_DIRECTIONS FOR THIS TASK_. Each line below is to be written out in full, exactly as shown.

_DATA_.
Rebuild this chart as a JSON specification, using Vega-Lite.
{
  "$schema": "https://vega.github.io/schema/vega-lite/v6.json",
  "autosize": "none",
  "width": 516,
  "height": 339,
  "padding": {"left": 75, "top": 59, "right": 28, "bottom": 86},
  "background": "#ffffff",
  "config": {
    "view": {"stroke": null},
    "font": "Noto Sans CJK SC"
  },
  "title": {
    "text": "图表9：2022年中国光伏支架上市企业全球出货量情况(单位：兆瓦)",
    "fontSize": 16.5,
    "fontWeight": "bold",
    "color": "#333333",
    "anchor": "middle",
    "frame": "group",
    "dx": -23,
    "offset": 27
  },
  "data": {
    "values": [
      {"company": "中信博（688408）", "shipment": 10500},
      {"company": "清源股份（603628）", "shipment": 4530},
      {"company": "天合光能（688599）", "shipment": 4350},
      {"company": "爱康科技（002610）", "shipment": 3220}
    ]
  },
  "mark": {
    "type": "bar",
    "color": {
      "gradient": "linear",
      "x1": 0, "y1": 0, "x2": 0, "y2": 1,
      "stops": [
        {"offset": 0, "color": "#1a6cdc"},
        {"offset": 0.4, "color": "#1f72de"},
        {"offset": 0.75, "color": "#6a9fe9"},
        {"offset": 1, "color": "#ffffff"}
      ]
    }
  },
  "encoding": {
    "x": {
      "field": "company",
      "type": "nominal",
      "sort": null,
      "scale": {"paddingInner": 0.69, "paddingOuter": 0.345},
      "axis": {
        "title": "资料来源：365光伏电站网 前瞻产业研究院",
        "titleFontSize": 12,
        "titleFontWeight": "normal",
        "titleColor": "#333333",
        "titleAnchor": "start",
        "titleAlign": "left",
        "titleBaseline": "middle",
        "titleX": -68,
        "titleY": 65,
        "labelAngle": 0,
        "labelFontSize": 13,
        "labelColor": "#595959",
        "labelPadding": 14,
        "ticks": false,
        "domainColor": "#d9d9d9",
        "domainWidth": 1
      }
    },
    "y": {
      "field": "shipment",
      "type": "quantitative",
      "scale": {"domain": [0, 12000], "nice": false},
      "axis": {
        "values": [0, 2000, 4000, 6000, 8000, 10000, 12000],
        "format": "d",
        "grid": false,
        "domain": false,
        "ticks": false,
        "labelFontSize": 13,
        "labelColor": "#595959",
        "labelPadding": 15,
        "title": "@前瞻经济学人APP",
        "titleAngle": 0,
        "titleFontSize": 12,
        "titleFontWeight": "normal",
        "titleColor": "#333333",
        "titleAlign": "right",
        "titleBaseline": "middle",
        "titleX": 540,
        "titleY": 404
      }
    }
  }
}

_OUTPUT FOR THIS TASK_.
Rebuild this chart as a JSON specification, using Vega-Lite.
{
  "$schema": "https://vega.github.io/schema/vega-lite/v6.json",
  "autosize": "none",
  "width": 516,
  "height": 339,
  "padding": {"left": 75, "top": 59, "right": 28, "bottom": 86},
  "background": "#ffffff",
  "config": {
    "view": {"stroke": null},
    "font": "Noto Sans CJK SC"
  },
  "title": {
    "text": "图表9：2022年中国光伏支架上市企业全球出货量情况(单位：兆瓦)",
    "fontSize": 16.5,
    "fontWeight": "bold",
    "color": "#333333",
    "anchor": "middle",
    "frame": "group",
    "dx": -23,
    "offset": 27
  },
  "data": {
    "values": [
      {"company": "中信博（688408）", "shipment": 10500},
      {"company": "清源股份（603628）", "shipment": 4530},
      {"company": "天合光能（688599）", "shipment": 4350},
      {"company": "爱康科技（002610）", "shipment": 3220}
    ]
  },
  "mark": {
    "type": "bar",
    "color": {
      "gradient": "linear",
      "x1": 0, "y1": 0, "x2": 0, "y2": 1,
      "stops": [
        {"offset": 0, "color": "#1a6cdc"},
        {"offset": 0.4, "color": "#1f72de"},
        {"offset": 0.75, "color": "#6a9fe9"},
        {"offset": 1, "color": "#ffffff"}
      ]
    }
  },
  "encoding": {
    "x": {
      "field": "company",
      "type": "nominal",
      "sort": null,
      "scale": {"paddingInner": 0.69, "paddingOuter": 0.345},
      "axis": {
        "title": "资料来源：365光伏电站网 前瞻产业研究院",
        "titleFontSize": 12,
        "titleFontWeight": "normal",
        "titleColor": "#333333",
        "titleAnchor": "start",
        "titleAlign": "left",
        "titleBaseline": "middle",
        "titleX": -68,
        "titleY": 65,
        "labelAngle": 0,
        "labelFontSize": 13,
        "labelColor": "#595959",
        "labelPadding": 14,
        "ticks": false,
        "domainColor": "#d9d9d9",
        "domainWidth": 1
      }
    },
    "y": {
      "field": "shipment",
      "type": "quantitative",
      "scale": {"domain": [0, 12000], "nice": false},
      "axis": {
        "values": [0, 2000, 4000, 6000, 8000, 10000, 12000],
        "format": "d",
        "grid": false,
        "domain": false,
        "ticks": false,
        "labelFontSize": 13,
        "labelColor": "#595959",
        "labelPadding": 15,
        "title": "@前瞻经济学人APP",
        "titleAngle": 0,
        "titleFontSize": 12,
        "titleFontWeight": "normal",
        "titleColor": "#333333",
        "titleAlign": "right",
        "titleBaseline": "middle",
        "titleX": 540,
        "titleY": 404
      }
    }
  }
}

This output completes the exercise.